> [DIRECTIONS]: Leave out the pictures, and retype only the lines from the beginning of the material through the line that contains "hist_yticks = [0, 100, 200, 300, 400]", including both.
::::
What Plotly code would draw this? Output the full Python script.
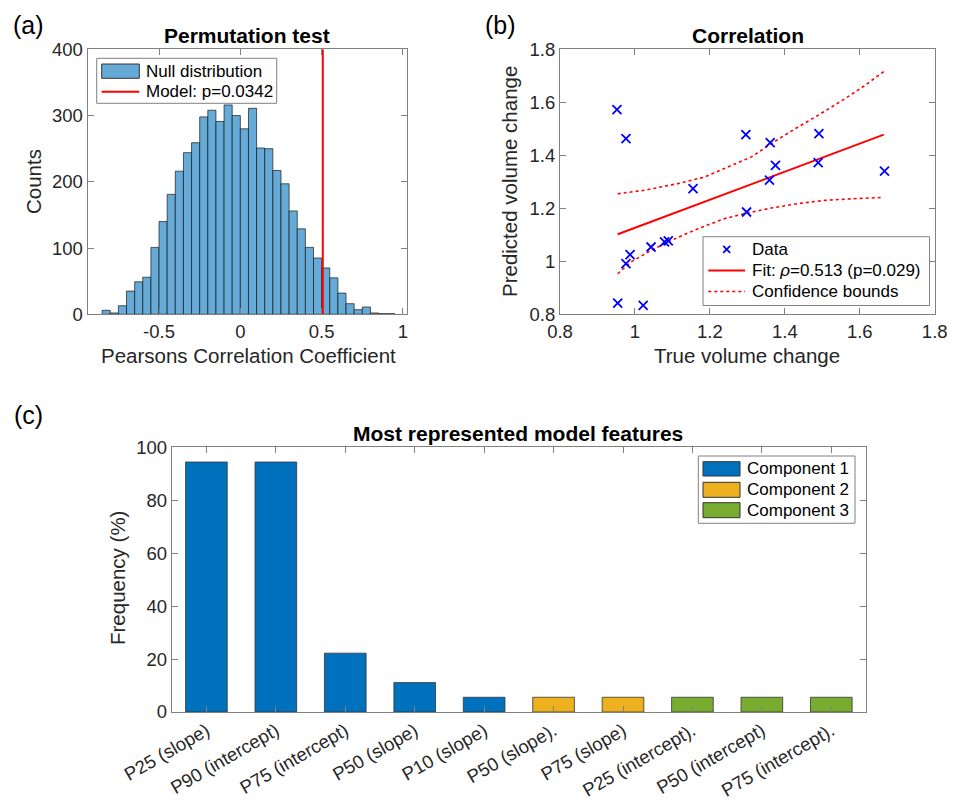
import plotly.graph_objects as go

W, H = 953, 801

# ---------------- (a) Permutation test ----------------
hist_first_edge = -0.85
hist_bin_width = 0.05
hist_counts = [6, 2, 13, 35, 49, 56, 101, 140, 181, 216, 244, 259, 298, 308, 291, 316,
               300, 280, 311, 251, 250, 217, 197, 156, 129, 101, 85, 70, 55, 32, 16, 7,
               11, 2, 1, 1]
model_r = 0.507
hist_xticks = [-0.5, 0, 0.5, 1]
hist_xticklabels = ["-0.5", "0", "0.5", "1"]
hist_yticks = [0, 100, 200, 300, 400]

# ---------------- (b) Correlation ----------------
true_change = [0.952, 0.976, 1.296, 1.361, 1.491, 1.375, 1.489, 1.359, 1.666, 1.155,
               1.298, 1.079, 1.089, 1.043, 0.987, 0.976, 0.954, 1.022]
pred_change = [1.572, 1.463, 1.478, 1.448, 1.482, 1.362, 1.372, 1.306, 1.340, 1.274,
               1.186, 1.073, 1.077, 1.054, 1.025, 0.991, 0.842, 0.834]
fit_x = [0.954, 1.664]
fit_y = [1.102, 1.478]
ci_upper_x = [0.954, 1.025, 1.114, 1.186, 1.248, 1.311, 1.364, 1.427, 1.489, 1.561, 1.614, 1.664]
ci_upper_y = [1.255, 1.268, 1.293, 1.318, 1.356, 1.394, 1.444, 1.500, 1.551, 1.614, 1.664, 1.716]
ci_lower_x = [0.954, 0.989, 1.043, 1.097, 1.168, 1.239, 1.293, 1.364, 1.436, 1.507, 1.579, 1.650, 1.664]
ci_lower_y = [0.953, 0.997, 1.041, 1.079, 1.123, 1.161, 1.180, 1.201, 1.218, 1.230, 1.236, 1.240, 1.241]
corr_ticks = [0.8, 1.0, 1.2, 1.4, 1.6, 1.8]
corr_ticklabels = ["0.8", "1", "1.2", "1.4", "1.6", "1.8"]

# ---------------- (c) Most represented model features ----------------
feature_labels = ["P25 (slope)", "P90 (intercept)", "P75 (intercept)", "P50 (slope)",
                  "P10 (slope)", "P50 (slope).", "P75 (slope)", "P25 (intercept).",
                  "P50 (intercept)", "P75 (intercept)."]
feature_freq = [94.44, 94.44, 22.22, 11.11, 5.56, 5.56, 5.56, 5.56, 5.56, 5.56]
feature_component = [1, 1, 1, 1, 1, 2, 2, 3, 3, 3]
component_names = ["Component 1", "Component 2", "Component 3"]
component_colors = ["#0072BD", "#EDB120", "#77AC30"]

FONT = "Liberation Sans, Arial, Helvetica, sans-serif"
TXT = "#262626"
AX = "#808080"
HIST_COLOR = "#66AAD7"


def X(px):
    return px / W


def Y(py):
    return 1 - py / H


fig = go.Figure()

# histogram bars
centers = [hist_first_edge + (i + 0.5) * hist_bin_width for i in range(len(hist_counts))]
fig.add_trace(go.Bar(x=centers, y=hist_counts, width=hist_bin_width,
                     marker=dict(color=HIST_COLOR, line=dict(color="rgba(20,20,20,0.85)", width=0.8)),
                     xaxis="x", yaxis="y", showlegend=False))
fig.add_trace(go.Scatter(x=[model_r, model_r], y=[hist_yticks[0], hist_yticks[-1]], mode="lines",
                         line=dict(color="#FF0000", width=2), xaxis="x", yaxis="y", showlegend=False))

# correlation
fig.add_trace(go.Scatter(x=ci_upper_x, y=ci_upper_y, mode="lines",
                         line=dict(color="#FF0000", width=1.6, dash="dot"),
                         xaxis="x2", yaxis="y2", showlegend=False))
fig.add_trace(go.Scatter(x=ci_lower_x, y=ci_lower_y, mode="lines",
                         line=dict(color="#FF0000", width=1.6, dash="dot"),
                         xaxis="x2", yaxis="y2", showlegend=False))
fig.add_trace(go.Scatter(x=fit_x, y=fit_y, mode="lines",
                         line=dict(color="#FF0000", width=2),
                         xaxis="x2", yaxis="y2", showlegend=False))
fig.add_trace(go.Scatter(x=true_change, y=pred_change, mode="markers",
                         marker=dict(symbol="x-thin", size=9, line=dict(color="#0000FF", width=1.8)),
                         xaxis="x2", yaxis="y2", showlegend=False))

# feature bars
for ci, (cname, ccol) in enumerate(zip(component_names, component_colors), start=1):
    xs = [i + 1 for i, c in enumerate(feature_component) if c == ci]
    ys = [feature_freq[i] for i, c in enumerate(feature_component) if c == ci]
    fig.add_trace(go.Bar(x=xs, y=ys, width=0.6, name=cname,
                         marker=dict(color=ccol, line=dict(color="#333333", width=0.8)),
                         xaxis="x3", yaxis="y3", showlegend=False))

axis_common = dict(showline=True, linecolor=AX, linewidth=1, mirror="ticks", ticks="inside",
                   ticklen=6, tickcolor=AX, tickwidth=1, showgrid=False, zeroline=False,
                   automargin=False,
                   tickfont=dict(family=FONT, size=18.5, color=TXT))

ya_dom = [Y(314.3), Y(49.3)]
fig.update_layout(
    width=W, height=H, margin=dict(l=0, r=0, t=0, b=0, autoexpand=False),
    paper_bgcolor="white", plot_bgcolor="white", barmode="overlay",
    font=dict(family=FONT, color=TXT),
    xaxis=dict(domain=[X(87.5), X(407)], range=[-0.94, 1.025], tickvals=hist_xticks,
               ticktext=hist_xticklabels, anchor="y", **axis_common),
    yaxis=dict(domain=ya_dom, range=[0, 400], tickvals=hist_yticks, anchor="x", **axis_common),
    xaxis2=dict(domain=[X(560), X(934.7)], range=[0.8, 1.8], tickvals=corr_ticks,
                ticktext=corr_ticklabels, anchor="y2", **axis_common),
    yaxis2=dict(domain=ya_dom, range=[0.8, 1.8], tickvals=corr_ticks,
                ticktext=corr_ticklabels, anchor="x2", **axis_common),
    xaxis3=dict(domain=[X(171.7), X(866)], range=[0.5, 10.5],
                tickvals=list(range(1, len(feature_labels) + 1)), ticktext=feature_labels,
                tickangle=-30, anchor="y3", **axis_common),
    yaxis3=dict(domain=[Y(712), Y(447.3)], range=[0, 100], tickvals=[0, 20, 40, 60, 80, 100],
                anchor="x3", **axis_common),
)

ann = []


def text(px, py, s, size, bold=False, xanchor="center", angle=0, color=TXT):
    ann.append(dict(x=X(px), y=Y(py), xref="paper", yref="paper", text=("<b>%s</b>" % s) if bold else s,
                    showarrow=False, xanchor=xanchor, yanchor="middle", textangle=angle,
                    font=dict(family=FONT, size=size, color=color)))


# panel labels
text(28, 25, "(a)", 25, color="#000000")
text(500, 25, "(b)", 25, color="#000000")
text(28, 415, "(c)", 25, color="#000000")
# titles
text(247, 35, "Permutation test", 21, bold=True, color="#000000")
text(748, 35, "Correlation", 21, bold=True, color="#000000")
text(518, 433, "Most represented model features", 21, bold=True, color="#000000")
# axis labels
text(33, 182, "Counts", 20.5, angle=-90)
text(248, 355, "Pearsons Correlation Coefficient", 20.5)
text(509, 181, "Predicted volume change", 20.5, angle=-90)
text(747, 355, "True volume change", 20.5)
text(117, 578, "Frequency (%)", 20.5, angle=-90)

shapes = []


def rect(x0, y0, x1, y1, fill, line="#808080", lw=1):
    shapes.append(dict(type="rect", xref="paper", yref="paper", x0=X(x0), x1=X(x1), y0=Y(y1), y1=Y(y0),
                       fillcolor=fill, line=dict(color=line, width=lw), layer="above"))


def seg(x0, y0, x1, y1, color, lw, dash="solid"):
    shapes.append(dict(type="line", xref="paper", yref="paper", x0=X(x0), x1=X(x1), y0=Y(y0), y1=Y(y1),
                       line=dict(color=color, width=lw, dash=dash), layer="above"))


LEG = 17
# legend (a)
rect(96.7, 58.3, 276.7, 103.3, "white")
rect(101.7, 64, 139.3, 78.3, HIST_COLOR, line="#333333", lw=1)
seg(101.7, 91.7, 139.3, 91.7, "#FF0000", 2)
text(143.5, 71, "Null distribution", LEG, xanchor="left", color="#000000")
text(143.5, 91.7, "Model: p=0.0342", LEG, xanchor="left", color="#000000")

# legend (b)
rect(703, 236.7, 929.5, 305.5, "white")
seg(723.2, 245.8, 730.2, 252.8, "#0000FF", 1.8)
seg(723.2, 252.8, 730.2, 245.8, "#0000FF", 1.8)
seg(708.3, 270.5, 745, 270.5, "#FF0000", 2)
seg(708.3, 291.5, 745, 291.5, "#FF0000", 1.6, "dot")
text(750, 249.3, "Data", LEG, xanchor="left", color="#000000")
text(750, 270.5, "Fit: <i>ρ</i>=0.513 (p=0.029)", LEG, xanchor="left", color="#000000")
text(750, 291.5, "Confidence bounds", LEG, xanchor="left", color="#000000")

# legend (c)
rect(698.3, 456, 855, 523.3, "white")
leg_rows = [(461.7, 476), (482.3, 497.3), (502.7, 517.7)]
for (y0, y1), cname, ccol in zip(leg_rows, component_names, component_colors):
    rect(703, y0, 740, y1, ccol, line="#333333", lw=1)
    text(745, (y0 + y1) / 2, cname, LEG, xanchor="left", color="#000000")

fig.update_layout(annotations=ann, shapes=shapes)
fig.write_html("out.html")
::::
> [COMPLETED EXERCISE]:
What Plotly code would draw this? Output the full Python script.
import plotly.graph_objects as go

W, H = 953, 801

# ---------------- (a) Permutation test ----------------
hist_first_edge = -0.85
hist_bin_width = 0.05
hist_counts = [6, 2, 13, 35, 49, 56, 101, 140, 181, 216, 244, 259, 298, 308, 291, 316,
               300, 280, 311, 251, 250, 217, 197, 156, 129, 101, 85, 70, 55, 32, 16, 7,
               11, 2, 1, 1]
model_r = 0.507
hist_xticks = [-0.5, 0, 0.5, 1]
hist_xticklabels = ["-0.5", "0", "0.5", "1"]
hist_yticks = [0, 100, 200, 300, 400]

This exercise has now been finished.